Tarot: The Infinite Book
Compiled from knowledge, the Tarot teaches a symbolic way of looking at reality.
In one way or another, during the “Gutenberg era”, many authors have tried to consign in the ideal of the “total book” an entire vision of the world and of reality: from Hegel to the “Great American Novel”, passing by the costumbrist catalogues of the 18th century and the encyclopaedia, total books – meaning books that are able to encompass everything that is, was and will be — continues to be an elusive project, or to be more accurate, a partial one.
But the cards compiled by the Tarot deck (in its different varieties, figures and mythologies) assume this partiality and incompleteness as a base, carrying in their mobile unit and symbolic system the seed of that improbable total book where —potentially at least— all stories lie in waiting.
The origin of the deck and its author are unknown. Who, for example, could claim to have created in the solitude of their workshop the English language? Tarot, both as a language and the practice of language, exists in the same dimension as the great anonymous works of man, the Mayan pyramids or gothic cathedrals. There are plenty of speculations surrounding its name: some say it comes from Tao, the totality of Confucianism; others seek its etymology in Toth, the Egyptian god of writing and magic, assimilated to the Roman Hermes for centuries. There are even those who see in the word “Tarot” an echo of “Torah”, meaning law in Hebrew.
If the origin of its name is hard to define, defining its symbolism is not an easier task: the most ancient Tarot and one which has no subsequent variations (this does not mean there is an ideal or original “model” behind the Tarot), is the Tarot of Marseille, which has been dated to the early fifteenth century in northern Italy; this is constituted by 22 major arcana and 56 minor arcana. In the major arcana we find archetypal images of characters, functions or structures of human coexistence latched in Judeo-Christian myths and in the socio-political tradition of Medieval Europe; thus, its 22 stances (that symbolize the initiated path from the Fool’s outdoors, to the realization of the World), show kings, queens, magicians, demons and celestial bodies, such as the Sun, the Moon and the Star.
In terms of its reading, it is commonly believed that the Tarot can be used to predict the future of the querent, so that they can be better prepared to face their upcoming circumstances. Modern techniques of the reading (such as that promoted by Alejandro Jodorowsky, Marianne Costa, Jean Claude Fornoy or Philipe Camoin) perceive the Tarot as a projective method of signification: the symbols work as mirrors in which the querent and the reader create a tale with therapeutic ends, seeking advice or analyzing anguishing and long forgotten situations, in the fashion of psychoanalytic therapy, but with tools that have been sharpened and used for centuries.

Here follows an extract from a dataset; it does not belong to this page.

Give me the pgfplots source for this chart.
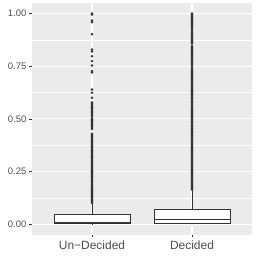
\documentclass[border=0pt]{standalone}
\usepackage{fontspec}
\setmainfont{Liberation Sans}
\usepackage{pgfplots}
\pgfplotsset{compat=1.18}
\usepgfplotslibrary{statistics}
\definecolor{panel}{HTML}{EBEBEB}
\definecolor{g20}{HTML}{333333}
\definecolor{g30}{HTML}{4D4D4D}
\begin{document}
\begin{tikzpicture}
\useasboundingbox (0,0) rectangle (256bp,256bp);
\begin{axis}[
 at={(32bp,21.3bp)}, anchor=south west,
 scale only axis, width=220bp, height=231.7bp,
 xmin=0.4, xmax=2.6, ymin=-0.05, ymax=1.05,
 axis background/.style={fill=panel},
 axis line style={draw=none},
 xtick={1,2}, xticklabels={Un−Decided, Decided},
 ytick={0,0.25,0.5,0.75,1}, yticklabels={0.00,0.25,0.50,0.75,1.00},
 minor ytick={0.125,0.375,0.625,0.875},
 grid=both,
 major grid style={white, line width=1.1bp},
 minor grid style={white, line width=0.55bp},
 tick align=outside, major tick length=2.7bp, minor tick length=0pt,
 tick style={g20, line width=0.5bp},
 tick pos=left,
 yticklabel style={font=\fontsize{9.5}{10}\selectfont, text=g30, xshift=0.5bp},
 xticklabel style={font=\fontsize{12}{13}\selectfont, text=g30},
 boxplot/draw direction=y,
 boxplot/every median/.style={line width=1.2bp},
]
\addplot[boxplot prepared={draw position=1, lower whisker=0, lower quartile=0.003, median=0.0095, upper quartile=0.047, upper whisker=0.100, box extend=0.76, whisker extend=0},
  draw=g20, line width=0.55bp, fill=white, mark=*, mark size=0.95bp, mark options={draw=g20, fill=g20, solid}]
 table[row sep=\\, y index=0] {data\\
0.100\\ 0.105\\ 0.110\\ 0.115\\ 0.120\\ 0.125\\ 0.130\\ 0.135\\ 0.140\\ 0.145\\
0.150\\ 0.155\\ 0.160\\ 0.165\\ 0.170\\ 0.175\\ 0.180\\ 0.185\\ 0.190\\ 0.195\\
0.200\\ 0.205\\ 0.210\\ 0.215\\ 0.220\\ 0.225\\ 0.230\\ 0.235\\ 0.240\\ 0.245\\
0.250\\ 0.255\\ 0.260\\ 0.265\\ 0.270\\ 0.275\\ 0.280\\ 0.285\\ 0.290\\ 0.295\\
0.300\\ 0.305\\ 0.310\\ 0.315\\ 0.320\\ 0.325\\ 0.330\\ 0.335\\ 0.340\\ 0.345\\
0.350\\ 0.355\\ 0.360\\ 0.365\\ 0.370\\ 0.375\\ 0.380\\ 0.385\\ 0.390\\ 0.395\\
0.400\\ 0.405\\ 0.410\\ 0.415\\ 0.420\\ 0.425\\ 0.430\\
0.452\\ 0.457\\ 0.462\\ 0.467\\ 0.472\\ 0.477\\ 0.482\\ 0.487\\ 0.492\\ 0.497\\ 0.502\\
0.512\\ 0.518\\ 0.524\\ 0.530\\ 0.536\\ 0.542\\ 0.548\\ 0.554\\ 0.560\\ 0.566\\ 0.572\\ 0.578\\
0.600\\ 0.624\\ 0.639\\ 0.720\\ 0.727\\ 0.753\\ 0.774\\ 0.797\\ 0.820\\ 0.829\\
0.902\\ 0.959\\ 0.967\\ 0.995\\ 1.000\\
};
\addplot[boxplot prepared={draw position=2, lower whisker=0, lower quartile=0.005, median=0.021, upper quartile=0.073, upper whisker=0.163, box extend=0.76, whisker extend=0},
  draw=g20, line width=0.55bp, fill=white, mark=*, mark size=0.95bp, mark options={draw=g20, fill=g20, solid}]
 table[row sep=\\, y index=0] {data\\
0.165\\ 0.170\\ 0.175\\ 0.180\\ 0.185\\ 0.190\\ 0.195\\ 0.200\\ 0.205\\ 0.210\\
0.215\\ 0.220\\ 0.225\\ 0.230\\ 0.235\\ 0.240\\ 0.245\\ 0.250\\ 0.255\\ 0.260\\
0.265\\ 0.270\\ 0.275\\ 0.280\\ 0.285\\ 0.290\\ 0.295\\ 0.300\\ 0.305\\ 0.310\\
0.315\\ 0.320\\ 0.325\\ 0.330\\ 0.335\\ 0.340\\ 0.345\\ 0.350\\ 0.355\\ 0.360\\
0.365\\ 0.370\\ 0.375\\ 0.380\\ 0.385\\ 0.390\\ 0.395\\ 0.400\\ 0.405\\ 0.410\\
0.415\\ 0.420\\ 0.425\\ 0.430\\ 0.435\\ 0.440\\ 0.445\\ 0.450\\ 0.455\\ 0.460\\
0.465\\ 0.470\\ 0.475\\ 0.480\\ 0.485\\ 0.490\\ 0.495\\ 0.500\\ 0.505\\ 0.510\\
0.515\\ 0.520\\ 0.525\\ 0.530\\ 0.535\\ 0.540\\ 0.545\\ 0.550\\ 0.555\\ 0.560\\
0.565\\ 0.570\\ 0.575\\ 0.580\\ 0.585\\ 0.590\\ 0.595\\ 0.600\\ 0.605\\ 0.610\\
0.615\\ 0.620\\ 0.625\\ 0.630\\ 0.635\\ 0.640\\ 0.645\\ 0.650\\ 0.655\\ 0.660\\
0.665\\ 0.670\\ 0.675\\ 0.680\\ 0.685\\ 0.690\\ 0.695\\ 0.700\\ 0.705\\ 0.710\\
0.715\\ 0.720\\ 0.725\\ 0.730\\ 0.735\\ 0.740\\
0.750\\ 0.755\\ 0.760\\ 0.765\\ 0.770\\ 0.775\\ 0.780\\ 0.785\\ 0.790\\ 0.795\\
0.800\\ 0.805\\ 0.810\\ 0.815\\ 0.820\\ 0.825\\ 0.830\\ 0.835\\ 0.840\\ 0.846\\
0.858\\ 0.863\\ 0.868\\ 0.873\\ 0.878\\ 0.883\\ 0.888\\ 0.893\\ 0.898\\ 0.903\\ 0.908\\ 0.912\\
0.922\\ 0.927\\ 0.932\\ 0.937\\ 0.942\\ 0.947\\ 0.952\\ 0.957\\ 0.962\\ 0.967\\
0.972\\ 0.977\\ 0.982\\ 0.987\\ 0.992\\ 0.996\\ 1.000\\
};
\end{axis}
\end{tikzpicture}
\end{document}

We say that Tarot “does not know”, but that it is in fact the querent gains access to “knowledge” of himself and of the world by consulting it. Seen as objects, the cards of Tarot are merely colored impressions on cardboard; as a tool of learning, Tarot teaches us to adopt a symbolic gaze over the world and over reality; a gaze that has nothing to do with supra-terrestrial powers, but with the capacity of observation and the self-knowledge we possess.
Tarot is an infinite book because every single situation can be drawn with its images: the gaze learns to recognize itself in the combinatory arts, to identify with the situations and to disidentify in order to find the being that lies beneath the layers of human history that every single one of must cross sooner or later to be born effectively, to then occupy the chapter that belongs to only us in the infinite book of life.